The material below holds pictures; leave them out and reproduce exactly the lines from the one with "Give me the Plotly source for this chart." through the one with "il1b_kidney = [None, 12.3, 1.95, 5.7, 1.35, 0.5, 4.75, 4.7]", inclusive.

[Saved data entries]
•••
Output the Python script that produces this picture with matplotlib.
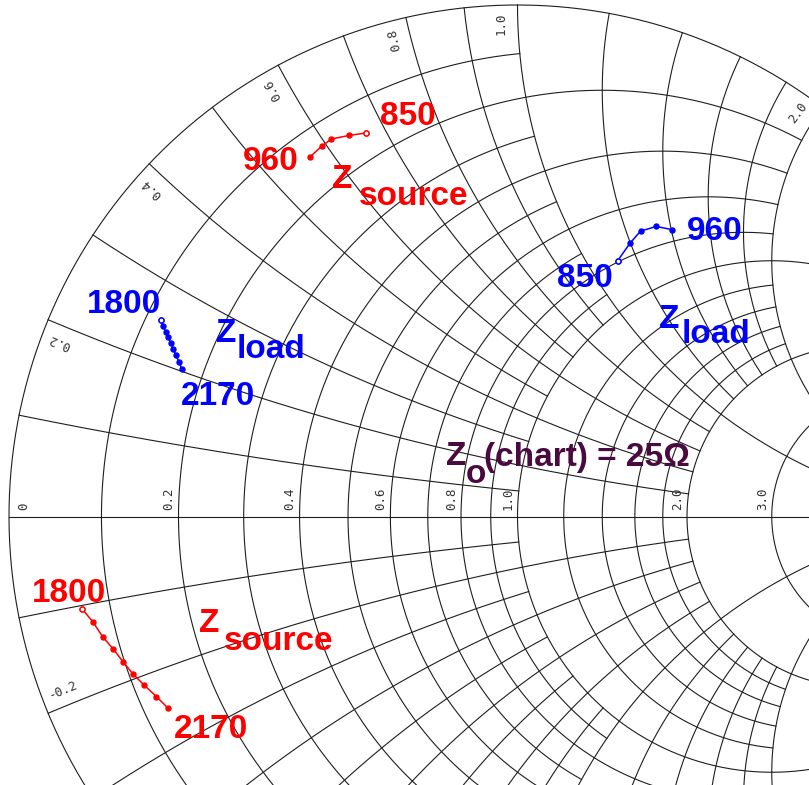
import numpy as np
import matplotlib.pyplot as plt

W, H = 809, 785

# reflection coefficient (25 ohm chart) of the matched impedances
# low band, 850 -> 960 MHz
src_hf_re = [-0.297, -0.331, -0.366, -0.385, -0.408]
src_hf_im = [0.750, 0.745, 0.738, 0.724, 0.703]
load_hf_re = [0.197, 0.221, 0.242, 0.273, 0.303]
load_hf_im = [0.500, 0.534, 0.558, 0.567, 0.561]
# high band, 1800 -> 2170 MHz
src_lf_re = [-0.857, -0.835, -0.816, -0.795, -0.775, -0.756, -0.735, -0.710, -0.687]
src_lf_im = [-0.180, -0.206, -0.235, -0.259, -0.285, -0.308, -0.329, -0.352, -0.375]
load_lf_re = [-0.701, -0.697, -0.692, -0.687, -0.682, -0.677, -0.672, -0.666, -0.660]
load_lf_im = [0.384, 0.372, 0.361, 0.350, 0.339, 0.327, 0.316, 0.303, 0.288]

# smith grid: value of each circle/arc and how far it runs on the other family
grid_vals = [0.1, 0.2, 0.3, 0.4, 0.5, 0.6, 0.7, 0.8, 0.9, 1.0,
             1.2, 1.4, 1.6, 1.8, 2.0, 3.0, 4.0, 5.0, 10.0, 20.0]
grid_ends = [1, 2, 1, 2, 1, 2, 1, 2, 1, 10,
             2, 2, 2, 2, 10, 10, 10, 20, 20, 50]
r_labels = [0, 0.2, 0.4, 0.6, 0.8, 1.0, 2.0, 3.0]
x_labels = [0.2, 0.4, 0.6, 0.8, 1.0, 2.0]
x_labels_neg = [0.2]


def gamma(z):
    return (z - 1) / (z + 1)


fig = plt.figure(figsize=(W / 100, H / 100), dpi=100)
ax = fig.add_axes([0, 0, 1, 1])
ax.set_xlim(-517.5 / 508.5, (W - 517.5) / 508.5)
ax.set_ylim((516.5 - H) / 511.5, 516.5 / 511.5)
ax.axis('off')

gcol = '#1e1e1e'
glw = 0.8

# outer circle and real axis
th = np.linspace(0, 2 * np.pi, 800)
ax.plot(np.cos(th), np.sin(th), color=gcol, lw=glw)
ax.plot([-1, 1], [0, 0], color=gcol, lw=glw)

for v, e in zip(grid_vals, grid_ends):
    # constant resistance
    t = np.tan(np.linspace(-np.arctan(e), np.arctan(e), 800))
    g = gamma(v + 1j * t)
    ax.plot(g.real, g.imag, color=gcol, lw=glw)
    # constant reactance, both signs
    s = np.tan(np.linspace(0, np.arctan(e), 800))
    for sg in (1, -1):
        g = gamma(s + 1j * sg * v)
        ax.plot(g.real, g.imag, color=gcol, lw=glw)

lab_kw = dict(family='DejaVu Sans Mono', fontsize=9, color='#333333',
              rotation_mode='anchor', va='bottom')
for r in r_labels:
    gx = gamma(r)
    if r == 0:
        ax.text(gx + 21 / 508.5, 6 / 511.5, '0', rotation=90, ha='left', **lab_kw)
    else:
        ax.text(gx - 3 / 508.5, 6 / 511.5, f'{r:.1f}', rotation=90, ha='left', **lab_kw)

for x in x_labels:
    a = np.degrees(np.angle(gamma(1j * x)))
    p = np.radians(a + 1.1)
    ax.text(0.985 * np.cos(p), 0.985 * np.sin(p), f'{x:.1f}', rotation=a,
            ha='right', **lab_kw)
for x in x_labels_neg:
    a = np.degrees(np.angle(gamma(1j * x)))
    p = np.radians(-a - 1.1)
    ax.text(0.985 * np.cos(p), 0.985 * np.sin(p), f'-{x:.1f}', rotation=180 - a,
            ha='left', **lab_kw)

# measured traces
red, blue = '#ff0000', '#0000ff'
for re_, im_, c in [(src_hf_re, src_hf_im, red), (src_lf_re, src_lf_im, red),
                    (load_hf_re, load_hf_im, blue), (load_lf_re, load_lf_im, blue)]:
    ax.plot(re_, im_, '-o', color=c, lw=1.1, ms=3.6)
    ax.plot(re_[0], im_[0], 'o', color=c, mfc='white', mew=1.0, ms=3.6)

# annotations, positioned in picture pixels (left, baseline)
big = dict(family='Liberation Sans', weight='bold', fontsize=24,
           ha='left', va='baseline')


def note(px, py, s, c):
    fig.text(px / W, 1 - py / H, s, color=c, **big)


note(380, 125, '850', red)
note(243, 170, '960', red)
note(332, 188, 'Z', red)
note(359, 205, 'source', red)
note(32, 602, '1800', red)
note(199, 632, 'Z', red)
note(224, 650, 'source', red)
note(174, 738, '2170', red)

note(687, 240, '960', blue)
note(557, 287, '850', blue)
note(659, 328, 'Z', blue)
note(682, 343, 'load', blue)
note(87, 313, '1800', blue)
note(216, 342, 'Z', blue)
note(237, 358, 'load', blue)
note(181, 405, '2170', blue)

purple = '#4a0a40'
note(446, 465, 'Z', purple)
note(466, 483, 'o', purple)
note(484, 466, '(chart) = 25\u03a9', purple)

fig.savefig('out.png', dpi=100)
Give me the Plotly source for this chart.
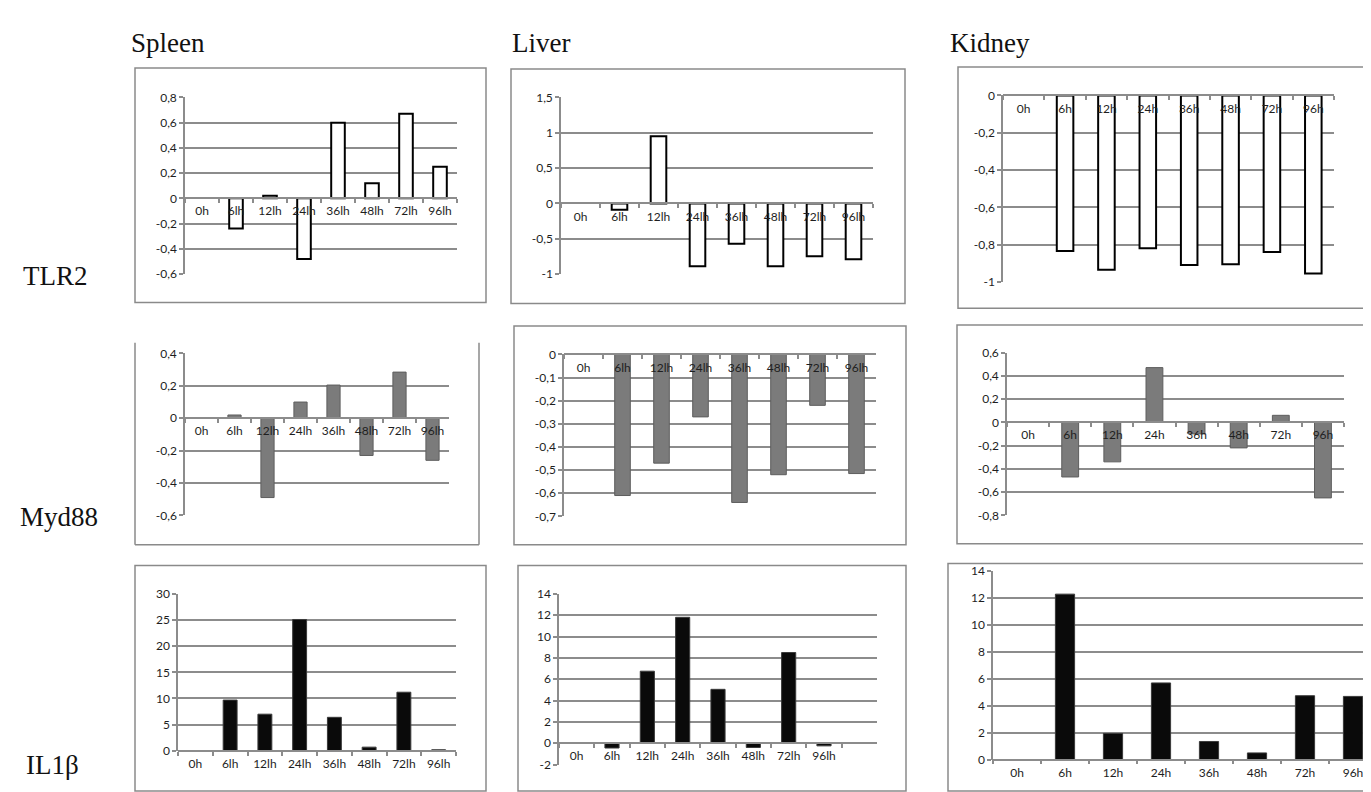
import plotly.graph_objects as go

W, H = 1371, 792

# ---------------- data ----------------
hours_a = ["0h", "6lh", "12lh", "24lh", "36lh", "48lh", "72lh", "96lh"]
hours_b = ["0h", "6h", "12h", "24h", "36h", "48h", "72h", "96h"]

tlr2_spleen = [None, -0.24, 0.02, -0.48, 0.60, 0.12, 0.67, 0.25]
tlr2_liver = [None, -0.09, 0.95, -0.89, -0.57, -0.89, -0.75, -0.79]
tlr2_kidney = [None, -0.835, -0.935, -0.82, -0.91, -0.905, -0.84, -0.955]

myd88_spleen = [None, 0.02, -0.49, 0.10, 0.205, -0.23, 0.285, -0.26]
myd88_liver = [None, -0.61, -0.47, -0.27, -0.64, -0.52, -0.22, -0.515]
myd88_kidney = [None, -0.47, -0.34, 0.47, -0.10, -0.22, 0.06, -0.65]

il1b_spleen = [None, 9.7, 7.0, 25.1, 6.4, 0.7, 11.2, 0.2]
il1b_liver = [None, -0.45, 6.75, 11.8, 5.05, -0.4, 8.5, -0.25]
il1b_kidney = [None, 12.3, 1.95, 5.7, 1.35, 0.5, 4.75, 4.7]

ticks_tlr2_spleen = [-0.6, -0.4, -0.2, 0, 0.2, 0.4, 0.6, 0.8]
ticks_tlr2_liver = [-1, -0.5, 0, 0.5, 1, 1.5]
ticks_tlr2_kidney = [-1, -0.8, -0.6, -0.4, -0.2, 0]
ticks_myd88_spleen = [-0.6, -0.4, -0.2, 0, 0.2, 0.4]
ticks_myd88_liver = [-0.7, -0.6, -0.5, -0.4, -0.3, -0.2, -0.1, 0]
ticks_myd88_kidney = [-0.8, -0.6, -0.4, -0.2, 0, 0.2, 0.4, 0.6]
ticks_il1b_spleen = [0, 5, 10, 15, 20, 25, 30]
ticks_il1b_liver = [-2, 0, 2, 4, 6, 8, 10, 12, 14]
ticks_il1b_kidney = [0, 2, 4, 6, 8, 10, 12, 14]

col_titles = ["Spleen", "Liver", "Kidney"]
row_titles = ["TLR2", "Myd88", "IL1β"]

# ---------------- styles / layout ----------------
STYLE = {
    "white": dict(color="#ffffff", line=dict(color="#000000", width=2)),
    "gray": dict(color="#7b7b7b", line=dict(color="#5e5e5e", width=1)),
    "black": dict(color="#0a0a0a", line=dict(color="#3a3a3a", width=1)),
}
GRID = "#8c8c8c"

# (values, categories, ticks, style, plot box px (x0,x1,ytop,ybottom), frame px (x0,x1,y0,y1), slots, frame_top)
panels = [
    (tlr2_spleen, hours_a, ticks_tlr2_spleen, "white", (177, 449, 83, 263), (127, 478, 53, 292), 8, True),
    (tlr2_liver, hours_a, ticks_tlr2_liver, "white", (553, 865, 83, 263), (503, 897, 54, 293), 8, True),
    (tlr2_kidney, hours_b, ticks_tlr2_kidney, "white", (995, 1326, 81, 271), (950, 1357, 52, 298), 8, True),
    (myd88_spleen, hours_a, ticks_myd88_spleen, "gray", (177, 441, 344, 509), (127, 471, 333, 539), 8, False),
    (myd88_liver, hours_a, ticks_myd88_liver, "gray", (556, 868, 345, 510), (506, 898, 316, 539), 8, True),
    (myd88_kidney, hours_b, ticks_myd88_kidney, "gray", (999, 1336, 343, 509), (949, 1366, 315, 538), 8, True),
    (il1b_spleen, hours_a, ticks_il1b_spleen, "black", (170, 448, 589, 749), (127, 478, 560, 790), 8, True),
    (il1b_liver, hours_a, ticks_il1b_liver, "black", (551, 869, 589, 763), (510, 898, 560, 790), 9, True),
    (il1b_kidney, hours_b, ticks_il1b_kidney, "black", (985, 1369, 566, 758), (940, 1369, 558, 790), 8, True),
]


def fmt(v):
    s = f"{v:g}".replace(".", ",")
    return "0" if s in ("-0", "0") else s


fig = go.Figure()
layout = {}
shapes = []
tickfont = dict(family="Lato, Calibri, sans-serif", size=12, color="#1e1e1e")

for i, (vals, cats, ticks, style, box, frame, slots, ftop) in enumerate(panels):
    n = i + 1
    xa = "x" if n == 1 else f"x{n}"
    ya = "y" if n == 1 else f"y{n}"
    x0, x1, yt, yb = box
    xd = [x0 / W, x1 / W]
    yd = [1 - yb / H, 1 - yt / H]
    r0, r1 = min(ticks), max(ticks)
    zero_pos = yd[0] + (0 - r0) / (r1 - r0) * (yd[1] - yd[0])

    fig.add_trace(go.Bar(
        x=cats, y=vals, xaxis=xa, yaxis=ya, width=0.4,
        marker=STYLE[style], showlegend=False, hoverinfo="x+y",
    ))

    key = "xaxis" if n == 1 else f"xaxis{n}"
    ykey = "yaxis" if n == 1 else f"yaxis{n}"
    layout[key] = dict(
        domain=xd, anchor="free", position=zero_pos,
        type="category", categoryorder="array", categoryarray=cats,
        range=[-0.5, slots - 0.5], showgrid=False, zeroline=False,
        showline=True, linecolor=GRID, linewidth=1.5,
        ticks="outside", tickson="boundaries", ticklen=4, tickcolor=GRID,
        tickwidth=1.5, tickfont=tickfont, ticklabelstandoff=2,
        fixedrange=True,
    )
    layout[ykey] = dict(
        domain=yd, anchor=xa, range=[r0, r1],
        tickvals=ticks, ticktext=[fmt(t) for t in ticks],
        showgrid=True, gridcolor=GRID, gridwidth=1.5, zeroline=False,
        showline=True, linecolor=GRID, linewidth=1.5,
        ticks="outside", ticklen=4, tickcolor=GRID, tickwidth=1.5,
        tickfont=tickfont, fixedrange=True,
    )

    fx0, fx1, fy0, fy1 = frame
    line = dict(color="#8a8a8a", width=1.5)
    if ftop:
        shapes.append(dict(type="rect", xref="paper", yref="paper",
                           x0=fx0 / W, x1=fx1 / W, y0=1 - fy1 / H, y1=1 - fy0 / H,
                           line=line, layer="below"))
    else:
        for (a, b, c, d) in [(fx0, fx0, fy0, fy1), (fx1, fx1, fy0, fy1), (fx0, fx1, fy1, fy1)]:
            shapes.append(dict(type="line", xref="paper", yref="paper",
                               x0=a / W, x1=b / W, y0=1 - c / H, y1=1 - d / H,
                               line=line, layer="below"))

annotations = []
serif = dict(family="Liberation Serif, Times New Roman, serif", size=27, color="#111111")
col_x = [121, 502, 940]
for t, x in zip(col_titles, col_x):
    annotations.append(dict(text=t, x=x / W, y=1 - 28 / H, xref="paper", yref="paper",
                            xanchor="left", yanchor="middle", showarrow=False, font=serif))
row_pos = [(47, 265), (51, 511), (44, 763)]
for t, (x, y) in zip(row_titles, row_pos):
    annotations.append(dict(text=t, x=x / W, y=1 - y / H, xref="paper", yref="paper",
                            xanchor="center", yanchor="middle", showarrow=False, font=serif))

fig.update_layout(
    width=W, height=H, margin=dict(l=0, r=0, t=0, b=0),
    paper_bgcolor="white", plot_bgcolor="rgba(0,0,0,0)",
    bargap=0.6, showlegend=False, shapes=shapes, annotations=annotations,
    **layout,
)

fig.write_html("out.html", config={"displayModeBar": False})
•••
» **Complete output**:
Give me the Plotly source for this chart.
import plotly.graph_objects as go

W, H = 1371, 792

# ---------------- data ----------------
hours_a = ["0h", "6lh", "12lh", "24lh", "36lh", "48lh", "72lh", "96lh"]
hours_b = ["0h", "6h", "12h", "24h", "36h", "48h", "72h", "96h"]

tlr2_spleen = [None, -0.24, 0.02, -0.48, 0.60, 0.12, 0.67, 0.25]
tlr2_liver = [None, -0.09, 0.95, -0.89, -0.57, -0.89, -0.75, -0.79]
tlr2_kidney = [None, -0.835, -0.935, -0.82, -0.91, -0.905, -0.84, -0.955]

myd88_spleen = [None, 0.02, -0.49, 0.10, 0.205, -0.23, 0.285, -0.26]
myd88_liver = [None, -0.61, -0.47, -0.27, -0.64, -0.52, -0.22, -0.515]
myd88_kidney = [None, -0.47, -0.34, 0.47, -0.10, -0.22, 0.06, -0.65]

il1b_spleen = [None, 9.7, 7.0, 25.1, 6.4, 0.7, 11.2, 0.2]
il1b_liver = [None, -0.45, 6.75, 11.8, 5.05, -0.4, 8.5, -0.25]
il1b_kidney = [None, 12.3, 1.95, 5.7, 1.35, 0.5, 4.75, 4.7]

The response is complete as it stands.